We’re in a digital world now, but we’re emphasising the digital over the world. In the digital world people still enjoy talking, we still use technology to aid face-to-face meetings, we are still humans driven by fundamental human instincts and these will never change. The real skill in marketing in 2014 and beyond isn’t keeping up to speed with all the changes, it’s being aware of what is the same, what is profound and new, and what is the gimmicky edge.

A digital tribe

I’ve been lucky to work with many the best digital people in the world, but we are still such a tribe. We have digital agencies, digital creatives and digital strategists. Their offices feel demonstrably different, people with headphones, meetings where people type on laptops, they use instant messenger internally and the phones sit gathering dust. These folk tend to understand the tools perfectly, but struggle with true understanding of the complexities, behaviours and motivations of normal people. Apps from San Francisco mirror perfectly this populations’ need to do laundry and order a pizza without talking to someone. There are hundreds of ways to talk to girls or guys online, but not a single decent app to order flowers.

This is the species we’ve let loose on advertising, they’ve become the gurus and the leaders of the new world. They get flown around the world to present their ideas, they speak at SXSW often in place of the older, wiser people. In the digital age, we’ve incredible targeting technology, insane buying programmatic and publishing systems, yet we still deliver the crappiest ads known to man. We’ve reimagined retail outlets like Argos by sticking the catalogue on an iPad, rather than looking at how people like to shop. The digital age is a tide that floats all ideas.

Tweeting house plants

We’re at the dawn of the internet of things.
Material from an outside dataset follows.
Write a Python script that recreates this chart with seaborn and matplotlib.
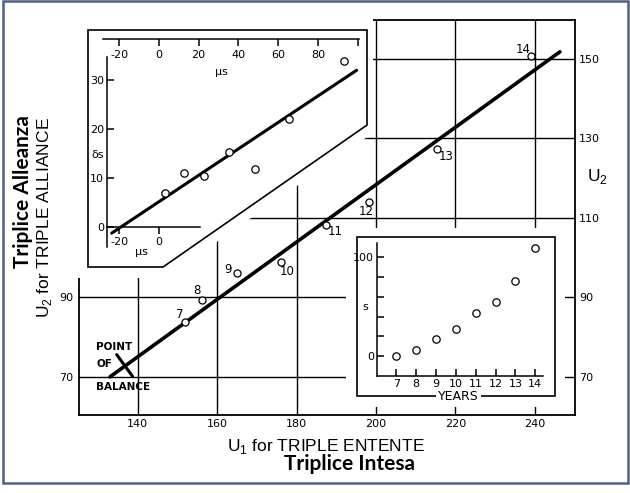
import numpy as np
import pandas as pd
import seaborn as sns
import matplotlib.pyplot as plt
from matplotlib.patches import Polygon, Rectangle

# main chart: U1 (Triple Entente) against U2 (Triple Alliance), years 1907-1914
years = [7, 8, 9, 10, 11, 12, 13, 14]
u1 = [151.8, 156.2, 165.0, 176.1, 187.5, 198.2, 215.3, 239.0]
u2 = [83.9, 89.4, 96.2, 98.8, 108.1, 113.9, 127.3, 150.8]
fit_u1 = [133.0, 246.3]
fit_u2 = [70.0, 151.8]
balance_u1 = [134.7, 138.7]
balance_u2 = [75.6, 70.1]
x_ticks = [140, 160, 180, 200, 220, 240]
y_ticks = [70, 90, 110, 130, 150]

# upper inset: delta s against mu s
mu_s = [3.1, 12.5, 22.7, 35.1, 48.2, 65.6, 92.9]
delta_s = [6.9, 11.1, 10.4, 15.3, 11.9, 22.0, 33.9]
fit_mu = [-23.7, 99.4]
fit_delta = [-1.2, 32.0]
mu_ticks = [-20, 0, 20, 40, 60, 80, 100]
mu_labels = ['-20', '0', '20', '40', '60', '80', '']
delta_ticks = [0, 10, 20, 30]

# lower inset: s against years
s_values = [0.0, 6.4, 17.2, 27.3, 43.4, 54.8, 75.8, 109.7]
s_ticks = [0, 20, 40, 60, 80, 100]
s_labels = ['0', '', '', '', '', '100']

# where each year number sits next to its point (pixels)
label_offsets = {7: (-5, 7), 8: (-5, 9), 9: (-9, 3), 10: (6, -9),
                 11: (9, -6), 12: (-3, -9), 13: (9, -7), 14: (-8, 6)}

sns.set_style("white")
plt.rcParams['font.family'] = ['DejaVu Sans']
plt.rcParams.update({'text.color': 'black', 'xtick.color': 'black', 'ytick.color': 'black',
                     'axes.labelcolor': 'black'})

W, H = 630, 493
fig = plt.figure(figsize=(W / 100, H / 100), dpi=100)


def box(x0, y0, x1, y1):
    return [x0 / W, 1 - y1 / H, (x1 - x0) / W, (y1 - y0) / H]


def fig_pts(pts):
    return [(x / W, 1 - y / H) for x, y in pts]


# ---- main axes
ax = fig.add_axes(box(79, 20, 575, 415))
ax.set_xlim(125.2, 250.1)
ax.set_ylim(60.4, 159.8)
for v in x_ticks:
    ax.axvline(v, color='black', lw=1.0, zorder=1)
for v in y_ticks:
    ax.axhline(v, color='black', lw=1.0, zorder=1)
sns.lineplot(x=fit_u1, y=fit_u2, ax=ax, color='black', lw=2.6, zorder=3)
sns.lineplot(x=balance_u1, y=balance_u2, ax=ax, color='black', lw=2.2, zorder=3)
sns.scatterplot(x=u1, y=u2, ax=ax, marker='o', s=26, facecolor='white',
                edgecolor='black', linewidth=0.9, zorder=4)
for yr, x, y in zip(years, u1, u2):
    ax.annotate(str(yr), (x, y), xytext=label_offsets[yr], textcoords='offset pixels',
                ha='center', va='center', fontsize=8.5)

for sp in ax.spines.values():
    sp.set_linewidth(1.3)
    sp.set_color('black')
ax.spines['left'].set_bounds(60.4, 94.9)
ax.spines['top'].set_bounds(199.1, 250.1)
ax.set_xticks(x_ticks)
ax.set_yticks(y_ticks)
ax.tick_params(length=0, labelsize=8, pad=3, labelleft=False, labelright=True)
ax.set_xlabel('')
ax.set_ylabel('')
left = ax.secondary_yaxis('left')
left.set_yticks([70, 90])
left.spines['left'].set_visible(False)
left.tick_params(length=0, labelsize=8, pad=4)

# ---- upper-left inset
ia = fig.add_axes(box(88, 30, 367, 267))
ia.set_xlim(-35.6, 104.6)
ia.set_ylim(-8.1, 40.2)
ia.patch.set_visible(False)
ia.add_patch(Polygon(fig_pts([(75, 8), (373, 8), (373, 133), (165, 278), (75, 278)]),
                     transform=fig.transFigure, fc='white', ec='none', zorder=0.5, clip_on=False))
ia.add_patch(Polygon([(0, 0), (0, 1), (1, 1), (1, 0.599), (0.269, 0)], closed=True,
                     transform=ia.transAxes, fill=False, ec='black', lw=1.2, zorder=1, clip_on=False))
ia.spines[['top', 'right']].set_visible(False)
ia.spines['left'].set_position(('data', -26.2))
ia.spines['left'].set_bounds(-4.1, 34.7)
ia.spines['bottom'].set_position(('data', 38.3))
ia.spines['bottom'].set_bounds(-28, 100.6)
for sp in ia.spines.values():
    sp.set_color('black')
    sp.set_linewidth(1.1)
ia.set_xticks(mu_ticks, mu_labels)
ia.set_yticks(delta_ticks)
ia.tick_params(axis='x', bottom=True, direction='out', length=5, width=1.1, pad=3, labelsize=8)
ia.tick_params(axis='y', left=True, direction='in', length=5, width=1.1, pad=2, labelsize=8)
sns.lineplot(x=fit_mu, y=fit_delta, ax=ia, color='black', lw=2.2)
sns.scatterplot(x=mu_s, y=delta_s, ax=ia, marker='o', s=28, facecolor='white',
                edgecolor='black', linewidth=0.9, zorder=4)
ia.text(31.6, 31.7, 'μs', ha='center', va='center', fontsize=8)
ia.text(-30.6, 14.7, 'δs', ha='center', va='center', fontsize=8)
ia.text(-8.6, -5.0, 'μs', ha='center', va='center', fontsize=8)
ia.set_xlabel('')
ia.set_ylabel('')

# lower mu axis of the same inset
ib = fig.add_axes(box(88, 30, 367, 267))
ib.set_xlim(-35.6, 104.6)
ib.set_ylim(-8.1, 40.2)
ib.patch.set_visible(False)
ib.spines[['top', 'right', 'left']].set_visible(False)
ib.spines['bottom'].set_position(('data', 0))
ib.spines['bottom'].set_bounds(-26.2, 20.7)
ib.spines['bottom'].set_color('black')
ib.spines['bottom'].set_linewidth(1.1)
ib.set_xticks([-20, 0], ['-20', '0'])
ib.set_yticks([])
ib.tick_params(axis='x', bottom=True, direction='out', length=5, width=1.1, pad=2, labelsize=8)

# ---- lower-right inset
ic = fig.add_axes(box(356.7, 237.3, 555, 396))
ic.set_xlim(5, 15)
ic.set_ylim(-40, 120)
ic.patch.set_visible(False)
ic.add_patch(Polygon(fig_pts([(346, 228), (565, 228), (565, 407), (346, 407)]),
                     transform=fig.transFigure, fc='white', ec='none', zorder=0.5, clip_on=False))
ic.add_patch(Rectangle((0, 0), 1, 1, transform=ic.transAxes, fill=False, ec='black',
                       lw=1.2, zorder=1, clip_on=False))
ic.spines[['top', 'right']].set_visible(False)
ic.spines['left'].set_position(('data', 6))
ic.spines['left'].set_bounds(-20, 114)
ic.spines['bottom'].set_position(('data', -20))
ic.spines['bottom'].set_bounds(6, 14.4)
for sp in ic.spines.values():
    sp.set_color('black')
    sp.set_linewidth(1.1)
ic.set_xticks(years)
ic.set_yticks(s_ticks, s_labels)
ic.tick_params(bottom=True, left=True, direction='in', length=5, width=1.1, pad=2, labelsize=8)
sns.scatterplot(x=years, y=s_values, ax=ic, marker='o', s=28, facecolor='white',
                edgecolor='black', linewidth=0.9, zorder=4)
ic.text(0.512, 0, 'YEARS', transform=ic.transAxes, ha='center', va='center', fontsize=9,
        bbox=dict(fc='white', ec='none', pad=1.5), zorder=5)
ic.text(0.045, 0.563, 's', transform=ic.transAxes, ha='center', va='center', fontsize=8)
ic.set_xlabel('')
ic.set_ylabel('')

# ---- titles and notes
fig.text(326 / W, 1 - 446 / H, r'U$_\mathregular{1}$ for TRIPLE ENTENTE', ha='center', va='center',
         fontsize=12.5, family=['Liberation Sans', 'DejaVu Sans'])
fig.text(350 / W, 1 - 464 / H, 'Triplice Intesa', ha='center', va='center',
         fontsize=15, weight='bold', family=['Lato', 'DejaVu Sans'])
fig.text(23 / W, 1 - 191.5 / H, 'Triplice Alleanza', ha='center', va='center', rotation=90,
         fontsize=15, weight='bold', family=['Lato', 'DejaVu Sans'])
fig.text(45 / W, 1 - 218 / H, r'U$_\mathregular{2}$ for TRIPLE ALLIANCE', ha='center', va='center',
         rotation=90, fontsize=12.5, family=['Liberation Sans', 'DejaVu Sans'])
fig.text(597 / W, 1 - 176 / H, r'U$_\mathregular{2}$', ha='center', va='center',
         fontsize=12.5, family=['Liberation Sans', 'DejaVu Sans'])
for word, y in [('POINT', 347.3), ('OF', 364.3), ('BALANCE', 386.7)]:
    fig.text(96 / W, 1 - y / H, word, ha='left', va='center', fontsize=7.5, weight='bold')

fig.add_artist(Rectangle((3 / W, 1 - 483 / H), 625 / W, 482 / H, transform=fig.transFigure,
                         fill=False, ec='#4f6080', lw=1.8))

fig.savefig('out.png', dpi=100)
We’ve case study videos for tweeting house plants, fridges for phone calls, connected forks and more. It’s going to change advertising, right? Our Fitbits can order a sports drink for us after detecting exercise, but can’t I just pop into a shop? Do I want my lights to stop working because the internet is down? Every case of iBeacons seems to be about distracting people when they are at their most vulnerable, stressed and overwhelmed by information.
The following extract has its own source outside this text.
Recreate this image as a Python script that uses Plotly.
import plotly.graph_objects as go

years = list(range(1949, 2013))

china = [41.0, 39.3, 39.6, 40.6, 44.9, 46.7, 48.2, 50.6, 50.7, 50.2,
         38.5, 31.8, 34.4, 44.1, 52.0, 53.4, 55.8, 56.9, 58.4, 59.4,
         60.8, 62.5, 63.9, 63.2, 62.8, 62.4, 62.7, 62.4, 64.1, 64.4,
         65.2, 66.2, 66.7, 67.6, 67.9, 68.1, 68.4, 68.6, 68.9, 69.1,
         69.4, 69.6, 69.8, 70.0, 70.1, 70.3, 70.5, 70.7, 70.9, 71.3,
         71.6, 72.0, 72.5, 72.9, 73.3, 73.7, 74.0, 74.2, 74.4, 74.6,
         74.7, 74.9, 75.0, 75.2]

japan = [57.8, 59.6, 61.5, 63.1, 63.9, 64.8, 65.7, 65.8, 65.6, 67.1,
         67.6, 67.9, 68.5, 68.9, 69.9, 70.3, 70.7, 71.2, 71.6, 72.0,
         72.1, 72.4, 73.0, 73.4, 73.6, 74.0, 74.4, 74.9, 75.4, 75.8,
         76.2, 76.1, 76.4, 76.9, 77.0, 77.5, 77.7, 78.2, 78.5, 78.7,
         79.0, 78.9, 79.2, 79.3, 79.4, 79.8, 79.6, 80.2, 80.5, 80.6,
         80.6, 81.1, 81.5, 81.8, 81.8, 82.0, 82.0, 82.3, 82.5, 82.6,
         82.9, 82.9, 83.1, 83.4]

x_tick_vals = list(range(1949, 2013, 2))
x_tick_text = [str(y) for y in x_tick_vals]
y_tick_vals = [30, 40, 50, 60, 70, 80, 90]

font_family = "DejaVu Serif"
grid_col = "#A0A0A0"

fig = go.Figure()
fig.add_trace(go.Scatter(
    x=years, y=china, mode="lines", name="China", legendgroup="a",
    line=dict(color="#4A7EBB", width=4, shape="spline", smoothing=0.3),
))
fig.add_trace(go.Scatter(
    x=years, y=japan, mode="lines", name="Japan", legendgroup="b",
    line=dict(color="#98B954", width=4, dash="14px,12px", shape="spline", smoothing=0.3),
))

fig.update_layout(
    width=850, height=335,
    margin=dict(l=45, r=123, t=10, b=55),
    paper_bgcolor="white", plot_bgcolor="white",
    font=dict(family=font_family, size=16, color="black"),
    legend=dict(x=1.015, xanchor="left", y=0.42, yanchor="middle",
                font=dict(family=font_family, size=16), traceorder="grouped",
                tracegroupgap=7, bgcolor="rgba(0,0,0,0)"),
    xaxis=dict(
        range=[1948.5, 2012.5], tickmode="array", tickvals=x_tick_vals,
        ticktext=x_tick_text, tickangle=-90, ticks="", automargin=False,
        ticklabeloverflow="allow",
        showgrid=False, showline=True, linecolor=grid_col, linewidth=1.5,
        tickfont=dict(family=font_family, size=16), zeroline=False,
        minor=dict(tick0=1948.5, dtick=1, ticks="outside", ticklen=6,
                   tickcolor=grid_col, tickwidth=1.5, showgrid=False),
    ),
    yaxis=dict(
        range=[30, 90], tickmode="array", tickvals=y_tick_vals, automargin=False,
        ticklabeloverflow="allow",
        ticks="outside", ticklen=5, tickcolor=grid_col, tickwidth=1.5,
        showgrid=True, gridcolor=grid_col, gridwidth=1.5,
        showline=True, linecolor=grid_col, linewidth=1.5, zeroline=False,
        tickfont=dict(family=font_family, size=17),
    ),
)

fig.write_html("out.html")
So while I love technology and I’m wildly optimistic about the future, I’d just love technology to be applied better. We’re in an innovation funk where what’s done is painfully driven by what people can do, rather than what people want. Shouldn’t we use technology to solve problems or make things easier?

Idea-led marketing

So I’d like a more mature, idea-led marketing environment and I don’t see this happening by increasing the importance of digital thinking. Instead, we need to change how we work with it. We’ve always thought some of the value of digital experts was in how they can guide us on what is and isn’t possible. For many years this was essential, but things are different now. When technology is making everything possible, it’s better to dream big ideas and make things people never dreamt were possible.

For me, the future of marketing, advertising and products design is to remove digital talent from the top and put digital thinking at the heart of our business to be driven by everyone. I think the role of specific digital people needs to be in the implementation. They need to shape ideas, to make things possible, to be the producers, they need to serve the idea and people. You wouldn’t expect coders to write the screenplay for the Toy Story movie, yet they are vital. You don’t expect sound engineers to write songs or record them, yet they are the essential team that shapes the final product, but it’s not led or created by them. We need to get comfortable with everyone thinking about the digital world, but digital talent as the support and not the head architects and engineers.

Some think we need to teach our kids to code, maybe we just need to keep them curious and creative. Let’s keep focused on people. We don’t need to think mobile first design or have digitally led agencies, we only need to think about people and ideas to connect with them in the modern world.